How to Compress PDF for School Portals (Strict Limits)
Last updated
School portals are some of the strictest PDF uploaders in everyday use. Where email might tolerate 25 MB, a class portal often caps at 5 MB — and K–12 systems sometimes at 2 MB. Add a few scanned pages of handwritten work to a typed assignment and you're suddenly over the limit, two minutes before deadline.
Compression is the right answer, but compressing too aggressively makes the work harder to read — which is exactly what costs you points. The trick is to compress smartly: hard on the scan-heavy parts that dominate file size, gently on the typed parts that don't compress much anyway, and only as much as you need to clear the portal cap.
This guide walks the realistic process, including what to compress, what to leave alone, and what to do when even maximum compression doesn't fit.
Step by step
- 1
Check the portal's stated limit first
Most portals list the cap; many students never look. Knowing the number changes the strategy: a 2 MB limit is tight, a 25 MB limit is generous. Aim for 80% of the cap so you have a buffer.
- 2
Identify what's making the file big
Scanned handwritten pages are the usual culprits.

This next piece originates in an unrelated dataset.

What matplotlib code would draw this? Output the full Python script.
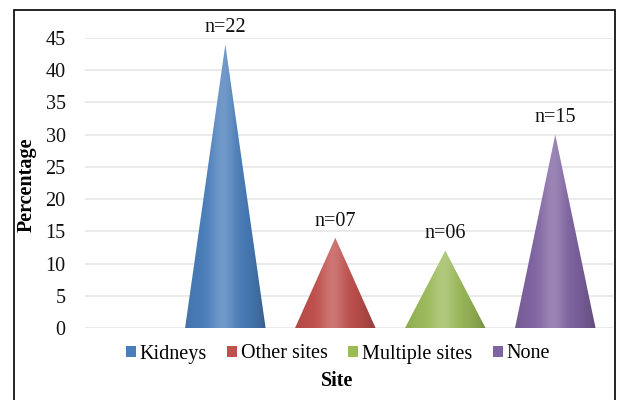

Each scanned page is a full-resolution image. A 20-page typed assignment is small; the same with five scanned pages might triple.
- 3
Compress with Compress PDF
Compress PDF in your browser shrinks the file on your device. Try strong compression first — modern compressors leave handwritten work readable at strong settings.
- 4
Check readability after compressing
Open the compressed file and zoom to where the grader will read. If text or diagrams look too soft, step back to medium compression and try again. Readable wins over small.
- 5
If you're still over, drop unused pages
Extract PDF Pages keeps only the pages you need. A blank back cover, a duplicate problem set, a placeholder — drop them and the file size drops with them.
- 6
If still over, split into multiple uploads
Some portals accept multiple files. Split PDF or Extract PDF Pages produces parts under the cap. Name them clearly (Assignment3_Part1.pdf, Assignment3_Part2.pdf).
Tips
- Scan in grayscale, not color, before you ever compress. The pre-scan choice saves more than any post-compression can.
- Re-scanning at a lower DPI (200 instead of 600) shrinks the file by 5–10× without changing readability for handwritten work.
- Don't compress twice. Repeated compression compounds quality loss. Keep an uncompressed master, compress for upload.
- Avoid zipping a PDF to make it 'smaller'. Most portals reject ZIPs entirely; if they accept them, they often unzip with the same effective limit.
- If the portal rejects the compressed file as invalid, re-export through print-to-PDF first — that flattens it to a baseline PDF every portal accepts.